In 1961, together with Samten Karmay and several other Bon monks, Sangye Tenzin made his way to New Delhi.
There, with the encouragement and support of Tibetan specialist E. Gene Smith (then the South Asian representative of the Library of Congress in Washington, D.C.) he continued his lifelong commitment to copy, print, and preserve invaluable sacred Bon texts and literature.
In 1962, with a grant from the Rockefeller Foundation in New York, Sangye Tenzin Jongdong, Samten Karmay, and Tenzin Namdak taught Tibetan culture as assistants to Professor Snellgrove at the School of Oriental and African studies at the University of London where they also studied Western history and culture.
While in England and during his travels in Europe, Sangye Tenzin stayed at a number of Christian monasteries. In 1964, he attended a private audience with Pope Paul VI in Rome. Later that year, at the request of His Holiness the Dalai Lama, he, along with other volunteer teachers, opened a high school in Mussoorie in northern India for Tibetan refugee boys who had completed 8th grade.
In the mid-1960s, a permanent camp for Tibetan Bonpos was established at Dolanji, in India’s Himachal Pradesh, on land chosen by Lopon Tenzin Namdak and purchased by the Catholic Relief Services in New Delhi.
In 1966, at the invitation of Tibetan scholar Per Kvaerne, Sangye Tenzin Jongdong was living in Norway and teaching Tibetan history and religion at the University of Oslo. It was then that he learned that he had been selected to succeed the 32nd Abbot Menri as spiritual leader of the Bon religion.

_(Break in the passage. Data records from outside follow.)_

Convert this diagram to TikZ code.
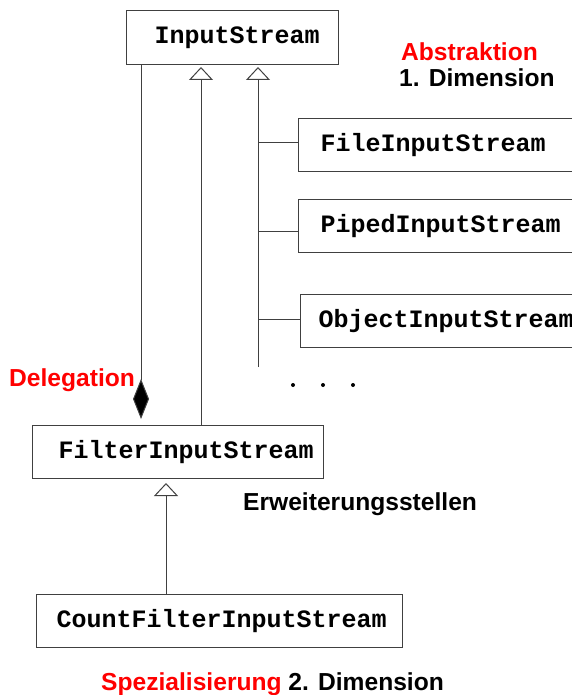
\documentclass[tikz,border=0pt]{standalone}
\usepackage{fontspec}
\setmainfont{Liberation Sans}
\newfontfamily\monofont{Liberation Mono}
\usetikzlibrary{arrows.meta}
\definecolor{linegray}{gray}{0.25}
\definecolor{labelred}{rgb}{1,0,0}
\tikzset{
  cls/.style={draw=linegray, line width=1pt, font=\monofont\bfseries\fontsize{25}{28}\selectfont,
    inner xsep=0pt, inner ysep=0pt, align=left, anchor=north west},
  gen/.style={draw=linegray, line width=1pt, -{Triangle[open, length=13pt, width=24pt, fill=white]}},
  conn/.style={draw=linegray, line width=1pt},
  lbl/.style={font=\bfseries\fontsize{24.6}{27}\selectfont, anchor=base west, inner sep=0pt},
}
\begin{document}
\begin{tikzpicture}[x=1pt,y=-1pt]
\useasboundingbox (0,0) rectangle (572,695);
\clip (0,0) rectangle (572,695);
% classes
\node[cls, text width=212pt, minimum height=54pt] (ins) at (126,10) {\hspace*{28pt}InputStream};
\node[cls, text width=290pt, minimum height=53pt] (file) at (298,118) {\hspace*{22pt}FileInputStream};
\node[cls, text width=290pt, minimum height=53pt] (piped) at (298,199) {\hspace*{22pt}PipedInputStream};
\node[cls, text width=290pt, minimum height=53pt] (object) at (300,294) {\hspace*{18pt}ObjectInputStream};
\node[cls, text width=291pt, minimum height=53pt] (filter) at (32,425) {\hspace*{26pt}FilterInputStream};
\node[cls, text width=366pt, minimum height=53pt] (count) at (36,594) {\hspace*{20pt}CountFilterInputStream};
% connector points
\coordinate (a1) at (201,67);
\coordinate (a2) at (258,67);
\coordinate (a3) at (166,483);
\coordinate (hend) at (258,367);
\coordinate (d) at (141,419);
\coordinate (b1) at (258,143);
\coordinate (b2) at (258,231);
\coordinate (b3) at (258,319);
% connectors
\draw[gen] (filter.north -| a1) -- (a1);
\draw[gen] (hend) -- (a2);
\draw[conn] (b1) -- (b1 -| file.west);
\draw[conn] (b2) -- (b2 -| piped.west);
\draw[conn] (b3) -- (b3 -| object.west);
\draw[conn, -{Diamond[length=40pt, width=16pt, fill=black]}] (ins.south -| d) -- (d);
\draw[gen] (count.north -| a3) -- (a3);
% dots
\fill (293,385) circle[radius=2pt];
\fill (323,385) circle[radius=2pt];
\fill (353,385) circle[radius=2pt];
% labels
\node[lbl, text=labelred] (abs) at (401,61) {Abstraktion};
\node[lbl] (dim1) at (399,87) {1. Dimension};
\node[lbl, text=labelred] (del) at (9,386) {Delegation};
\node[lbl] (erw) at (243,510) {Erweiterungsstellen};
\node[lbl] (spez) at (101,690) {\textcolor{labelred}{Spezialisierung} 2. Dimension};
\end{tikzpicture}
\end{document}
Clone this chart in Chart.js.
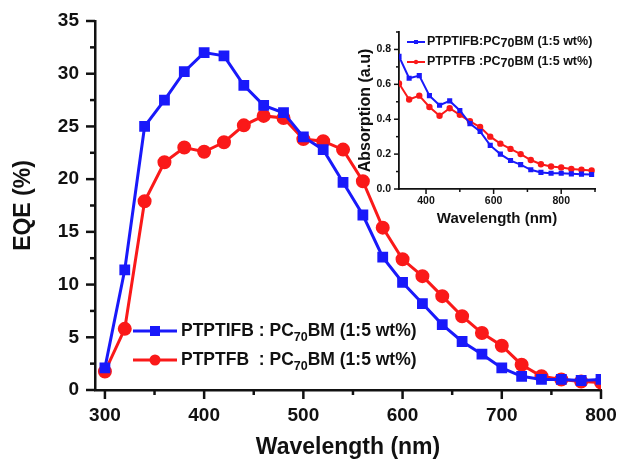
<!DOCTYPE html>
<html>
<head>
<meta charset="utf-8">
<script src="https://cdn.jsdelivr.net/npm/chart.js@4.4.1/dist/chart.umd.min.js"></script>
<style>
  body { margin: 0; background: #fff; }
  #wrap { position: relative; width: 617px; height: 464px; }
  #main { position: absolute; left: 0; top: 0; }
  #inset { position: absolute; left: 352px; top: 22px; }
</style>
</head>
<body>
<div id="wrap">
  <canvas id="main" width="617" height="464"></canvas>
  <canvas id="inset" width="260" height="210"></canvas>
</div>
<script>
// EQE curves (main plot)
const wavelengths = [300, 320, 340, 360, 380, 400, 420, 440, 460, 480, 500, 520, 540,
                     560, 580, 600, 620, 640, 660, 680, 700, 720, 740, 760, 780, 800];
const eqePTPTIFB = [2.1, 11.4, 25.0, 27.5, 30.2, 32.0, 31.7, 28.9, 27.0, 26.3, 24.0, 22.8, 19.7,
                    16.6, 12.6, 10.2, 8.2, 6.2, 4.6, 3.4, 2.1, 1.3, 1.0, 1.0, 0.9, 1.0];
const eqePTPTFB = [1.75, 5.8, 17.9, 21.6, 23.0, 22.6, 23.5, 25.1, 26.0, 25.8, 23.8, 23.6, 22.8,
                   19.8, 15.4, 12.4, 10.8, 8.9, 7.0, 5.4, 4.2, 2.4, 1.3, 1.0, 0.8, 0.7];
const xTicksMain = [300, 350, 400, 450, 500, 550, 600, 650, 700, 750, 800];
const yTicksMain = [0, 2.5, 5, 7.5, 10, 12.5, 15, 17.5, 20, 22.5, 25, 27.5, 30, 32.5, 35];

// absorption curves (inset)
const absWavelengths = [320, 350, 380, 410, 440, 470, 500, 530, 560, 590,
                        620, 650, 680, 710, 740, 770, 800, 830, 860, 890];
const absPTPTIFB = [0.76, 0.635, 0.65, 0.535, 0.48, 0.505, 0.45, 0.375, 0.33, 0.25,
                    0.20, 0.163, 0.14, 0.11, 0.095, 0.09, 0.09, 0.087, 0.085, 0.083];
const absPTPTFB = [0.605, 0.513, 0.535, 0.47, 0.42, 0.463, 0.425, 0.388, 0.355, 0.30,
                   0.26, 0.23, 0.20, 0.166, 0.142, 0.129, 0.123, 0.115, 0.11, 0.106];
const xTicksInset = [400, 500, 600, 700, 800, 900];
const yTicksInset = [0, 0.1, 0.2, 0.3, 0.4, 0.5, 0.6, 0.7, 0.8, 0.9];

const BLUE = 'rgb(25,25,250)';
const RED = 'rgb(250,25,25)';
const FONT = "'Liberation Sans', Arial, sans-serif";

function pts(xs, ys) {
    return xs.map((x, i) => ({ x: x, y: ys[i] }));
}

// outward tick marks, long for major and short for minor
const tickMarks = {
    id: 'tickMarks',
    afterDraw(chart, args, opts) {
        const ctx = chart.ctx;
        ctx.save();
        ctx.strokeStyle = '#111';
        ctx.lineWidth = opts.width;
        ['x', 'y'].forEach(function (id) {
            const s = chart.scales[id];
            s.ticks.forEach(function (t) {
                const major = Math.abs(t.value / opts[id] - Math.round(t.value / opts[id])) < 1e-6;
                const len = major ? opts.major : opts.minor;
                const p = s.getPixelForValue(t.value);
                ctx.beginPath();
                if (id === 'x') {
                    ctx.moveTo(p, s.top);
                    ctx.lineTo(p, s.top + len);
                } else {
                    ctx.moveTo(s.right, p);
                    ctx.lineTo(s.right - len, p);
                }
                ctx.stroke();
            });
        });
        ctx.restore();
    }
};

// legend with subscript "70"
function drawLabel(ctx, x, y, parts) {
    parts.forEach(function (p) {
        ctx.font = p.font;
        ctx.fillText(p.text, x, y + (p.dy || 0));
        x += ctx.measureText(p.text).width;
    });
}

const legendMain = {
    id: 'legendMain',
    afterDraw(chart) {
        const ctx = chart.ctx;
        const rows = [
            { name: 'PTPTIFB : PC', color: BLUE, shape: 'rect', y: 331 },
            { name: 'PTPTFB  : PC', color: RED, shape: 'circle', y: 360 }
        ];
        ctx.save();
        rows.forEach(function (r) {
            ctx.strokeStyle = r.color;
            ctx.fillStyle = r.color;
            ctx.lineWidth = 3;
            ctx.beginPath();
            ctx.moveTo(133, r.y);
            ctx.lineTo(177, r.y);
            ctx.stroke();
            ctx.beginPath();
            if (r.shape === 'rect') {
                ctx.rect(150, r.y - 5, 10, 10);
            } else {
                ctx.arc(155, r.y, 5.5, 0, Math.PI * 2);
            }
            ctx.fill();
            ctx.fillStyle = '#111';
            ctx.textBaseline = 'middle';
            drawLabel(ctx, 181, r.y, [
                { text: r.name, font: 'bold 17.5px ' + FONT },
                { text: '70', font: 'bold 12.5px ' + FONT, dy: 7 },
                { text: 'BM (1:5 wt%)', font: 'bold 17.5px ' + FONT }
            ]);
        });
        ctx.restore();
    }
};

const legendInset = {
    id: 'legendInset',
    afterDraw(chart) {
        const ctx = chart.ctx;
        const rows = [
            { name: 'PTPTIFB:PC', color: BLUE, shape: 'rect', y: 20 },
            { name: 'PTPTFB :PC', color: RED, shape: 'circle', y: 40 }
        ];
        ctx.save();
        rows.forEach(function (r) {
            ctx.strokeStyle = r.color;
            ctx.fillStyle = r.color;
            ctx.lineWidth = 2;
            ctx.beginPath();
            ctx.moveTo(55, r.y);
            ctx.lineTo(73, r.y);
            ctx.stroke();
            ctx.beginPath();
            if (r.shape === 'rect') {
                ctx.rect(62, r.y - 2, 4, 4);
            } else {
                ctx.arc(64, r.y, 2.2, 0, Math.PI * 2);
            }
            ctx.fill();
            ctx.fillStyle = '#111';
            ctx.textBaseline = 'middle';
            drawLabel(ctx, 75, r.y, [
                { text: r.name, font: 'bold 12.5px ' + FONT },
                { text: '70', font: 'bold 12.5px ' + FONT, dy: 2 },
                { text: 'BM (1:5 wt%)', font: 'bold 12.5px ' + FONT }
            ]);
        });
        ctx.restore();
    }
};

function axis(opts) {
    return {
        type: 'linear',
        min: opts.min,
        max: opts.max,
        afterBuildTicks: function (s) { s.ticks = opts.ticks.map(v => ({ value: v })); },
        afterFit: opts.fit,
        grid: { display: false, drawTicks: false },
        border: { display: true, color: '#111', width: opts.border },
        ticks: {
            autoSkip: false,
            maxRotation: 0,
            padding: opts.pad,
            color: '#111',
            font: { family: FONT, weight: 'bold', size: opts.tickSize },
            callback: opts.label
        },
        title: {
            display: true,
            text: opts.title,
            color: '#111',
            font: { family: FONT, weight: 'bold', size: opts.titleSize },
            padding: opts.titlePad
        }
    };
}

// fixed axis boxes so the plot area sits where the layout padding puts it
function fitX(h) {
    return function (s) { s.height = h; s.paddingLeft = 0; s.paddingRight = 0; };
}
function fitY(w) {
    return function (s) { s.width = w; s.paddingTop = 0; s.paddingBottom = 0; };
}

new Chart(document.getElementById('main'), {
    type: 'line',
    data: {
        datasets: [{
            label: 'PTPTIFB : PC70BM (1:5 wt%)',
            data: pts(wavelengths, eqePTPTIFB),
            borderColor: BLUE,
            backgroundColor: BLUE,
            borderWidth: 3,
            pointStyle: 'rect',
            pointRadius: 5.5,
            tension: 0
        }, {
            label: 'PTPTFB  : PC70BM (1:5 wt%)',
            data: pts(wavelengths, eqePTPTFB),
            borderColor: RED,
            backgroundColor: RED,
            borderWidth: 3,
            pointStyle: 'circle',
            pointRadius: 5.5,
            tension: 0
        }]
    },
    options: {
        responsive: false,
        animation: false,
        layout: { padding: { top: 21, right: 16, left: 0, bottom: 0 } },
        plugins: {
            legend: { display: false },
            tooltip: { enabled: false },
            tickMarks: { x: 100, y: 5, major: 9, minor: 5, width: 2.5 }
        },
        scales: {
            x: axis({
                min: 290, max: 800, ticks: xTicksMain, border: 2.5, pad: 14, tickSize: 19,
                label: v => (v % 100 === 0 ? v : ''), title: 'Wavelength (nm)', titleSize: 23,
                titlePad: { top: 0, bottom: 3 },
                fit: fitX(74)
            }),
            y: axis({
                min: 0, max: 35, ticks: yTicksMain, border: 2.5, pad: 16, tickSize: 19,
                label: v => (v % 5 === 0 ? v : ''), title: 'EQE (%)', titleSize: 23,
                titlePad: { top: 10, bottom: 0 },
                fit: fitY(95)
            })
        }
    },
    plugins: [tickMarks, legendMain]
});

new Chart(document.getElementById('inset'), {
    type: 'line',
    data: {
        datasets: [{
            label: 'PTPTIFB:PC70BM (1:5 wt%)',
            data: pts(absWavelengths, absPTPTIFB),
            borderColor: BLUE,
            backgroundColor: BLUE,
            borderWidth: 2,
            pointStyle: 'rect',
            pointRadius: 2.2,
            tension: 0
        }, {
            label: 'PTPTFB :PC70BM (1:5 wt%)',
            data: pts(absWavelengths, absPTPTFB),
            borderColor: RED,
            backgroundColor: RED,
            borderWidth: 2,
            pointStyle: 'circle',
            pointRadius: 2.2,
            tension: 0
        }]
    },
    options: {
        responsive: false,
        animation: false,
        layout: { padding: { top: 10, right: 17, left: 0, bottom: 0 } },
        plugins: {
            legend: { display: false },
            tooltip: { enabled: false },
            tickMarks: { x: 200, y: 0.2, major: 5, minor: 3, width: 1.5 }
        },
        scales: {
            x: axis({
                min: 320, max: 900, ticks: xTicksInset, border: 1.8, pad: 6, tickSize: 10.5,
                label: v => (v % 200 === 0 ? v : ''), title: 'Wavelength (nm)', titleSize: 15,
                titlePad: { top: 0, bottom: 4 },
                fit: fitX(43)
            }),
            y: axis({
                min: 0, max: 0.9, ticks: yTicksInset, border: 1.8, pad: 8, tickSize: 10.5,
                label: v => (Math.round(v * 10) % 2 === 0 && v < 0.85 ? v.toFixed(1) : ''),
                title: 'Absorption (a.u)', titleSize: 16,
                titlePad: { top: 4, bottom: 0 },
                fit: fitY(47)
            })
        }
    },
    plugins: [tickMarks, legendInset]
});
</script>
</body>
</html>
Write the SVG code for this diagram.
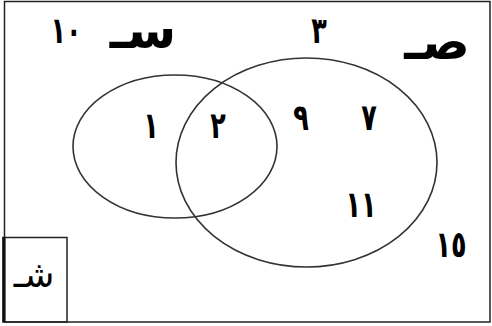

In 1969, after extensive preparatory initiations, he assumed his duties as the 33rd Abbot of Menri and accepted the responsibility of leading the effort to reestablish at Dolanji the original Menri Monastery that has been founded in 1405 in the Tibetan province of Tsang and destroyed during Chinese Cultural Revolution in the 1960s.
Since then, with insight, skill, and tireless commitment and with the onerous assistance of many friends and supporters, Kyabje Gyalwa Menri Trizin has focused his time and attention on creating in Dolanji a vibrantly authentic Bon monastery and a living center of Bon culture and tradition.